_Exercise goal_
Print exactly the lines from the first one down to the line that contains "-0.0421, -0.0311, -0.0309];", both included, and skip the pictures.
##############################
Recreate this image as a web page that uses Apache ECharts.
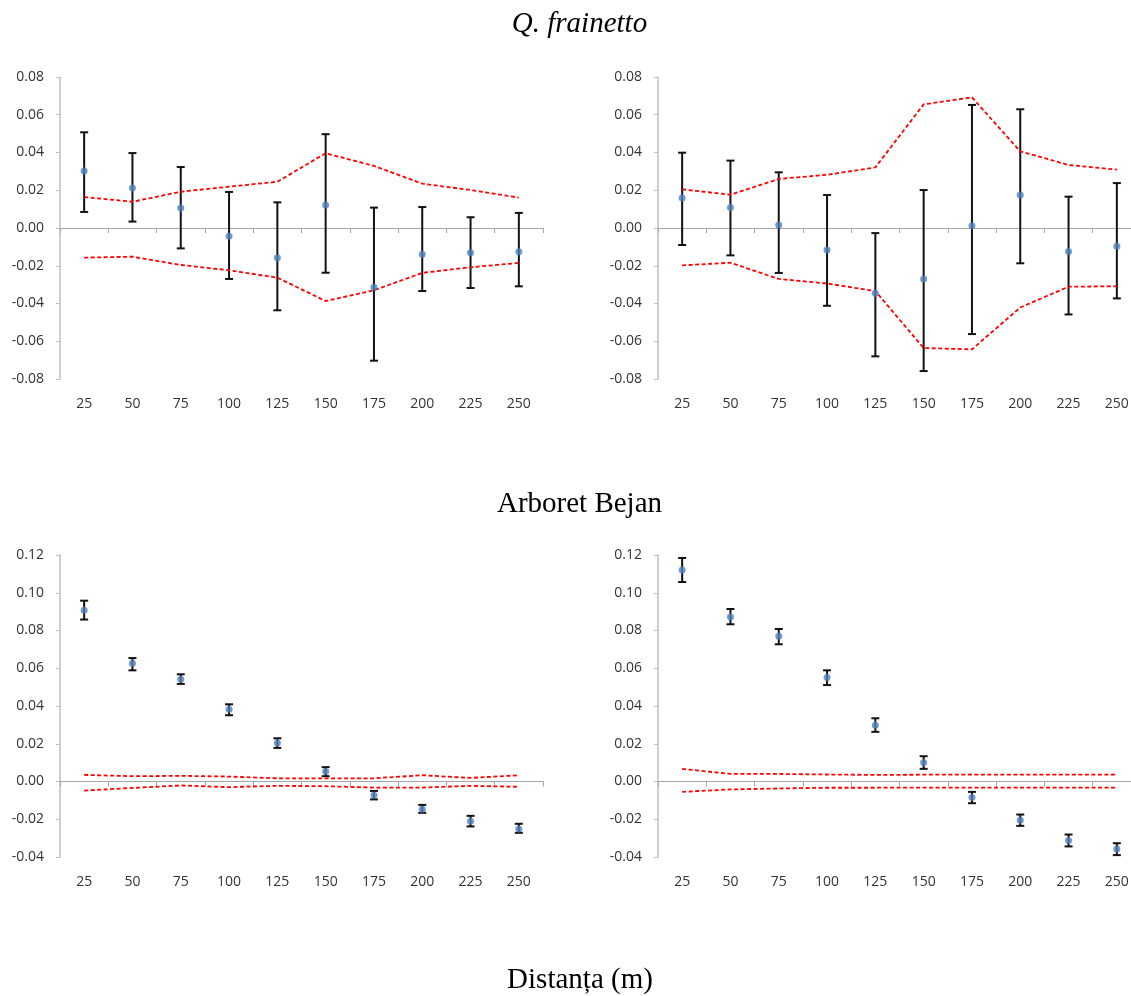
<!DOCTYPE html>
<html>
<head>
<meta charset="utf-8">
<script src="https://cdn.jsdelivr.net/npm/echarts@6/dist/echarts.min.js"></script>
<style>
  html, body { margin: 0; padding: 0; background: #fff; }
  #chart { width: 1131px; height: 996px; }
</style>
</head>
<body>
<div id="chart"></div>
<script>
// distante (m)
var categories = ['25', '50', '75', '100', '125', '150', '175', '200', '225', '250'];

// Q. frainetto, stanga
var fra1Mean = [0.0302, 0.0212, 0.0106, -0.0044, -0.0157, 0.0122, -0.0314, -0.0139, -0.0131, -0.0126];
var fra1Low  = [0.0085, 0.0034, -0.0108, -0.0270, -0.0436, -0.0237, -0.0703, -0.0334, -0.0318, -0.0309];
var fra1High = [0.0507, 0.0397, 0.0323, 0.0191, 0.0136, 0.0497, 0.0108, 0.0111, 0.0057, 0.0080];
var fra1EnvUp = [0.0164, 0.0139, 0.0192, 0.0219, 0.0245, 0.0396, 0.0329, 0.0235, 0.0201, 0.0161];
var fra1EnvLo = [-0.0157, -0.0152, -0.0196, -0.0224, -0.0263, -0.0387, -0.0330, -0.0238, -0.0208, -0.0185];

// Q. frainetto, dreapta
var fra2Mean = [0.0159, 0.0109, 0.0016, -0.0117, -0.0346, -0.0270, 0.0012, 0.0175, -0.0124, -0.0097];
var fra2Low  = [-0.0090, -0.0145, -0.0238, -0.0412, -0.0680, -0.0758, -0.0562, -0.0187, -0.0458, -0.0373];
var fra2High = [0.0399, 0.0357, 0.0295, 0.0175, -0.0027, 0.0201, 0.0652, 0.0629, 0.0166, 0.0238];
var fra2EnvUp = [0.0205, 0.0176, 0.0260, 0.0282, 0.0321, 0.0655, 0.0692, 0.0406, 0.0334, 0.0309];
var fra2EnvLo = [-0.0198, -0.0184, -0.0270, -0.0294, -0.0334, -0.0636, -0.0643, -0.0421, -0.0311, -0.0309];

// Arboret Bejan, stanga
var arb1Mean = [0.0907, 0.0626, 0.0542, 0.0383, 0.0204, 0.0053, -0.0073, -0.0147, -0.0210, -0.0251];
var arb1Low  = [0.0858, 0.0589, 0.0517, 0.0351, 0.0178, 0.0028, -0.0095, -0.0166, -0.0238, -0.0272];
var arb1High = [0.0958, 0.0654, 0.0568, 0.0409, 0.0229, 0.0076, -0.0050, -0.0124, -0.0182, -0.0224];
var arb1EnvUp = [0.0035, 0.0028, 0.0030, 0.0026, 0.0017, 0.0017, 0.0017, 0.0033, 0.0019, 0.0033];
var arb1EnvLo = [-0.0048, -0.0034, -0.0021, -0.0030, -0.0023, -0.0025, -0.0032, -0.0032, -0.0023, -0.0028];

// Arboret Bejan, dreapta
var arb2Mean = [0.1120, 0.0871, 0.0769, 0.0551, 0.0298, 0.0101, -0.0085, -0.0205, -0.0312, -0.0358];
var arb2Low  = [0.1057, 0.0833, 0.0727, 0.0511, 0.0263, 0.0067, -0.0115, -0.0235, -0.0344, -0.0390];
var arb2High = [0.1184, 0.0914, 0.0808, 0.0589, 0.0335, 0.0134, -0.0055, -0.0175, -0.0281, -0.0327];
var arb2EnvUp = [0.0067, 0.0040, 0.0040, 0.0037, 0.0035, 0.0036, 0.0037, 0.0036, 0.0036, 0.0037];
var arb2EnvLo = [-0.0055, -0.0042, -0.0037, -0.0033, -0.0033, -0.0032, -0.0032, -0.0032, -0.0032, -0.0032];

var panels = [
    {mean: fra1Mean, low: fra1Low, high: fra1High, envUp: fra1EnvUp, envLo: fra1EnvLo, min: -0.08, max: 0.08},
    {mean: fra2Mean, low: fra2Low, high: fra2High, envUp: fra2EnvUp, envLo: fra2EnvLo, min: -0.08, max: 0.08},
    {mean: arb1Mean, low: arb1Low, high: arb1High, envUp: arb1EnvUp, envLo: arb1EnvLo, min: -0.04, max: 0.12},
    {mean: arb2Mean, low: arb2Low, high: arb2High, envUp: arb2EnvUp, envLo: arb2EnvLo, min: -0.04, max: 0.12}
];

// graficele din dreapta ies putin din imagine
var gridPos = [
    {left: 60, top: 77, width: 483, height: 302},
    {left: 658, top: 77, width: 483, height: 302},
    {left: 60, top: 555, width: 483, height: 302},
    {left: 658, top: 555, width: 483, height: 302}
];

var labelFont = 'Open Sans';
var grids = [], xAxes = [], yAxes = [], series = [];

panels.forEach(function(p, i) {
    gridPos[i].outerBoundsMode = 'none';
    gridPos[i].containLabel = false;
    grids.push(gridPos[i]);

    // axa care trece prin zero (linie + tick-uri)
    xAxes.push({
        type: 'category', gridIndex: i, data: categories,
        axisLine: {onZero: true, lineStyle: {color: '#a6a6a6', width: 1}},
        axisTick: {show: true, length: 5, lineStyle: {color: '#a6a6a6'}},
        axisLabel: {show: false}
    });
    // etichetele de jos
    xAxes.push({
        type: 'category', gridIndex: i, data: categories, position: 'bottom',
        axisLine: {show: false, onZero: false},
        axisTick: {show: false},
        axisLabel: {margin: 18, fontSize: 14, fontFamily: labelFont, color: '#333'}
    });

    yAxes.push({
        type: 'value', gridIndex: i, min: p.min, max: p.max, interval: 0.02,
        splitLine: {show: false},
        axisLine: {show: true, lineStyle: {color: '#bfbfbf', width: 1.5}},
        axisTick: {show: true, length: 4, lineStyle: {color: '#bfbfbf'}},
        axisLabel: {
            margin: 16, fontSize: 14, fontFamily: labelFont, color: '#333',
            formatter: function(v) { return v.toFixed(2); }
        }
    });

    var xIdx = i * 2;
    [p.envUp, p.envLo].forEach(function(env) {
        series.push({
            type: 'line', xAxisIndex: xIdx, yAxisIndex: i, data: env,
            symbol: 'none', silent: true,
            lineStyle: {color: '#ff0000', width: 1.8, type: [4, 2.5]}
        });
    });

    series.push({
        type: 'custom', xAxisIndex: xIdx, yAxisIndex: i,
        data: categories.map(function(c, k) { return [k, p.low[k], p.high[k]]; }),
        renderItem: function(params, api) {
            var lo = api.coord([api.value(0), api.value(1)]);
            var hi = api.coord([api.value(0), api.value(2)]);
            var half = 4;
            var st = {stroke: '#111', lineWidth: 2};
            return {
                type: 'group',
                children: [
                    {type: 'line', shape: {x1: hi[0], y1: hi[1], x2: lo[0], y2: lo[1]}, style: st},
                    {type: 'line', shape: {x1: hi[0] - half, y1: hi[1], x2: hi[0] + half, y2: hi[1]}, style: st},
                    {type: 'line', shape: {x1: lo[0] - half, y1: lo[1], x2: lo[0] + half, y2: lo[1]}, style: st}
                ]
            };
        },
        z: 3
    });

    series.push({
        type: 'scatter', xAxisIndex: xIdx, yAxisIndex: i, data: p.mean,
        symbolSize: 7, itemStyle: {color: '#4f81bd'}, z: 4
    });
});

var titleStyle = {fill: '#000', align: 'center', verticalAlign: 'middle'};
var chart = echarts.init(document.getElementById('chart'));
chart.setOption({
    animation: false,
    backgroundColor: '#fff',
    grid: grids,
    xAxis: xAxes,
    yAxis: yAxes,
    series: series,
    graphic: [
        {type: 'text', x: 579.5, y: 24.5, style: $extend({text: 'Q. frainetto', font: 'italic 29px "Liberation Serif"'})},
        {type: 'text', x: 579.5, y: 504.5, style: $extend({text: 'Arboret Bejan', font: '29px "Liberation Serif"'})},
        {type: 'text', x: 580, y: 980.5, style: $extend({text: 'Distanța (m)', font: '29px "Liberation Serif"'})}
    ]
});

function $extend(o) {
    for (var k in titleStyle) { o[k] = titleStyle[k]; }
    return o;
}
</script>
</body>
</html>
##############################
_Result_
Recreate this image as a web page that uses Apache ECharts.
<!DOCTYPE html>
<html>
<head>
<meta charset="utf-8">
<script src="https://cdn.jsdelivr.net/npm/echarts@6/dist/echarts.min.js"></script>
<style>
  html, body { margin: 0; padding: 0; background: #fff; }
  #chart { width: 1131px; height: 996px; }
</style>
</head>
<body>
<div id="chart"></div>
<script>
// distante (m)
var categories = ['25', '50', '75', '100', '125', '150', '175', '200', '225', '250'];

// Q. frainetto, stanga
var fra1Mean = [0.0302, 0.0212, 0.0106, -0.0044, -0.0157, 0.0122, -0.0314, -0.0139, -0.0131, -0.0126];
var fra1Low  = [0.0085, 0.0034, -0.0108, -0.0270, -0.0436, -0.0237, -0.0703, -0.0334, -0.0318, -0.0309];
var fra1High = [0.0507, 0.0397, 0.0323, 0.0191, 0.0136, 0.0497, 0.0108, 0.0111, 0.0057, 0.0080];
var fra1EnvUp = [0.0164, 0.0139, 0.0192, 0.0219, 0.0245, 0.0396, 0.0329, 0.0235, 0.0201, 0.0161];
var fra1EnvLo = [-0.0157, -0.0152, -0.0196, -0.0224, -0.0263, -0.0387, -0.0330, -0.0238, -0.0208, -0.0185];

// Q. frainetto, dreapta
var fra2Mean = [0.0159, 0.0109, 0.0016, -0.0117, -0.0346, -0.0270, 0.0012, 0.0175, -0.0124, -0.0097];
var fra2Low  = [-0.0090, -0.0145, -0.0238, -0.0412, -0.0680, -0.0758, -0.0562, -0.0187, -0.0458, -0.0373];
var fra2High = [0.0399, 0.0357, 0.0295, 0.0175, -0.0027, 0.0201, 0.0652, 0.0629, 0.0166, 0.0238];
var fra2EnvUp = [0.0205, 0.0176, 0.0260, 0.0282, 0.0321, 0.0655, 0.0692, 0.0406, 0.0334, 0.0309];
var fra2EnvLo = [-0.0198, -0.0184, -0.0270, -0.0294, -0.0334, -0.0636, -0.0643, -0.0421, -0.0311, -0.0309];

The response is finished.